The share of nonwage labor costs and the female share in the labor force are bounded between zero and 1 and, therefore, cannot truly be integrated of order 1. Nevertheless, they clearly behave like nonstationary variables over the sample period, and they were therefore included in the error-correction specification rather than the dynamic equation.
The test statistics indicate that there could be as many as three cointegrating vectors, but only the vector associated with the largest eigenvalue, which is reported here, seemed economically meaningful.
This equation also had a statistically significant constant term of 0.01, which has been implicitly buried in the error correction term since it implies that the long-run equilibrium will be slightly different from that implied by the error correction term from equation 4.1. A constant term in the dynamic equation is difficult to interpret economically although it may indicate that the effect of the gap on inflation is asymmetric. Note that the change in unit labor costs was not significant in the final specification.
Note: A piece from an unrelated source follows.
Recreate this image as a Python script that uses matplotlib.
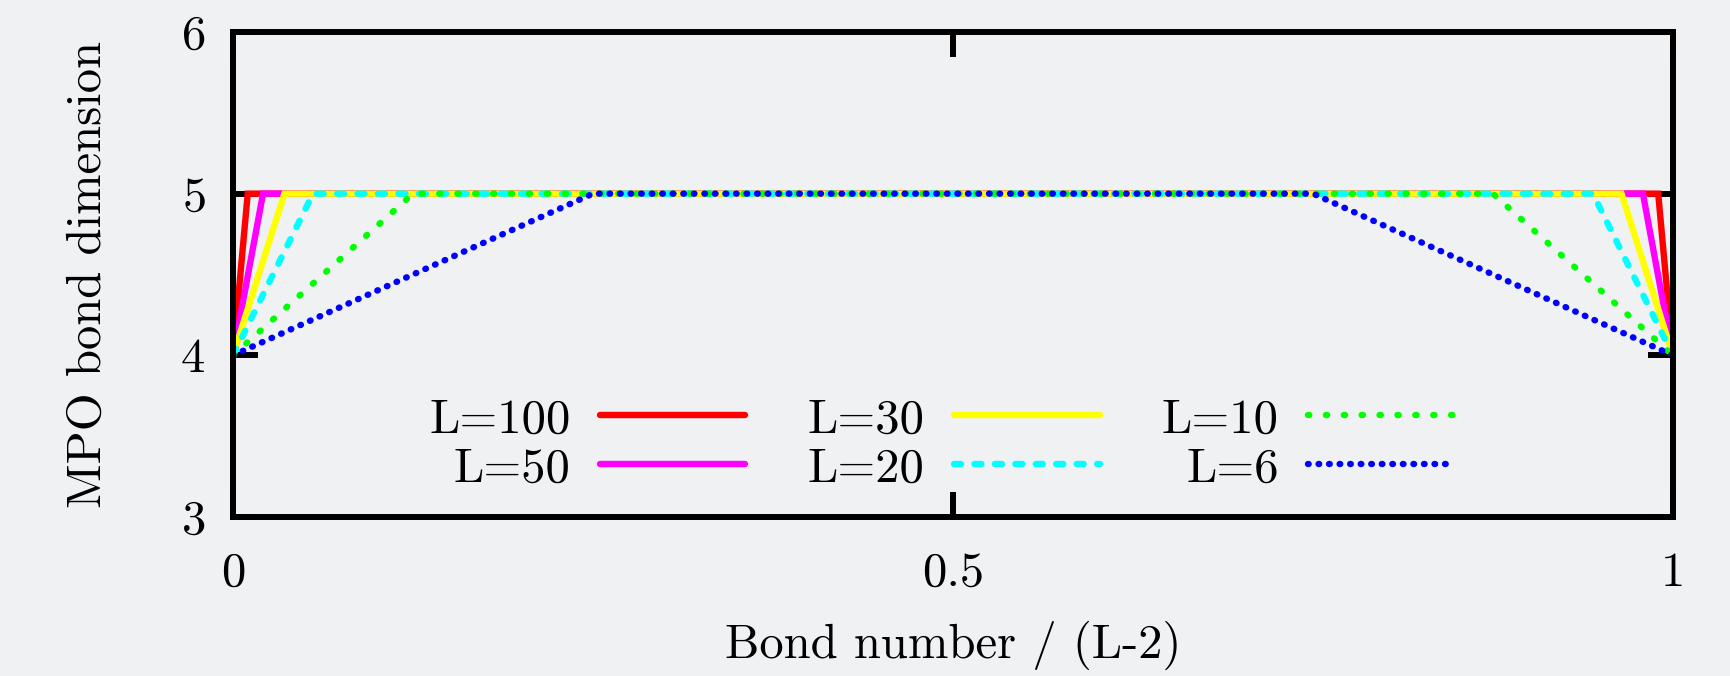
import matplotlib
matplotlib.use("Agg")
import matplotlib.pyplot as plt
import numpy as np

# MPO bond dimension along the chain, one entry per bond (L-1 bonds)
dims_L100 = [4] + [5] * 97 + [4]
dims_L50 = [4] + [5] * 47 + [4]
dims_L30 = [4] + [5] * 27 + [4]
dims_L20 = [4] + [5] * 17 + [4]
dims_L10 = [4, 5, 5, 5, 5, 5, 5, 5, 4]
dims_L6 = [4, 5, 5, 5, 4]

sizes = [100, 50, 30, 20, 10, 6]
series = [dims_L100, dims_L50, dims_L30, dims_L20, dims_L10, dims_L6]
labels = ["L=100", "L=50", "L=30", "L=20", "L=10", "L=6"]
colors = ["#ff0000", "#ff00ff", "#ffff00", "#00ffff", "#00ff00", "#0000ff"]
dashes = [None, None, None, (1.1, 2.1), (0.2, 2.6), (0.1, 1.55)]

x_ticks = [0, 0.5, 1]
x_tick_labels = ["0", "0.5", "1"]
y_ticks = [3, 4, 5, 6]

bg = "#f0f1f3"
fs = 35
plt.rcParams["font.family"] = "cmr10"
plt.rcParams["mathtext.fontset"] = "cm"
plt.rcParams["axes.formatter.use_mathtext"] = True
plt.rcParams["font.size"] = fs

fig = plt.figure(figsize=(17.3, 6.76), dpi=100, facecolor=bg)
ax = fig.add_axes([0.1347, 0.2352, 0.967 - 0.1347, 0.9527 - 0.2352])
ax.set_facecolor(bg)

for L, d, lab, c, ds in zip(sizes, series, labels, colors, dashes):
    x = np.arange(len(d)) / (L - 2)
    line, = ax.plot(x, d, color=c, lw=4.6, label=lab,
                    solid_capstyle="round", dash_capstyle="round",
                    solid_joinstyle="miter")
    if ds is not None:
        line.set_dashes(ds)

ax.set_xlim(0, 1)
ax.set_ylim(3, 6)
ax.set_xticks(x_ticks, x_tick_labels)
ax.set_yticks(y_ticks)
ax.tick_params(direction="in", length=18, width=4.3, top=True, right=True,
               labelsize=fs)
ax.tick_params(axis="x", pad=25)
ax.tick_params(axis="y", pad=20)
for s in ax.spines.values():
    s.set_linewidth(4.3)

ax.set_xlabel("Bond number / (L-2)", fontsize=fs)
ax.xaxis.set_label_coords(0.5, -0.213)
ax.set_ylabel("MPO bond dimension", fontsize=fs)
ax.yaxis.set_label_coords(-0.085, 0.5)

ax.legend(ncol=3, markerfirst=False, frameon=False, loc="center",
          bbox_to_anchor=(0.492, 0.149), handlelength=3.0,
          handletextpad=0.6, columnspacing=1.28, labelspacing=0.1,
          fontsize=fs)

fig.savefig("out.png", dpi=100, facecolor=bg)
The simulations were also performed with homogeneity imposed in the error-correction term of the consumer price equation, but the results were essentially unchanged from those reported in Table 2.
For prices of externally traded goods, and also for the labor cost and productivity series, there is some concern about data quality for 1993. For traded goods prices, this relates in part to the changes in the collection of intra-EC trade data with the establishment of the European Union.
This point can be illustrated by using actual rather than simulated wages in the export price equation. In this case, the actual level of export prices is very close to the simulated level at the end of 1994—within 1/2 of 1 percent.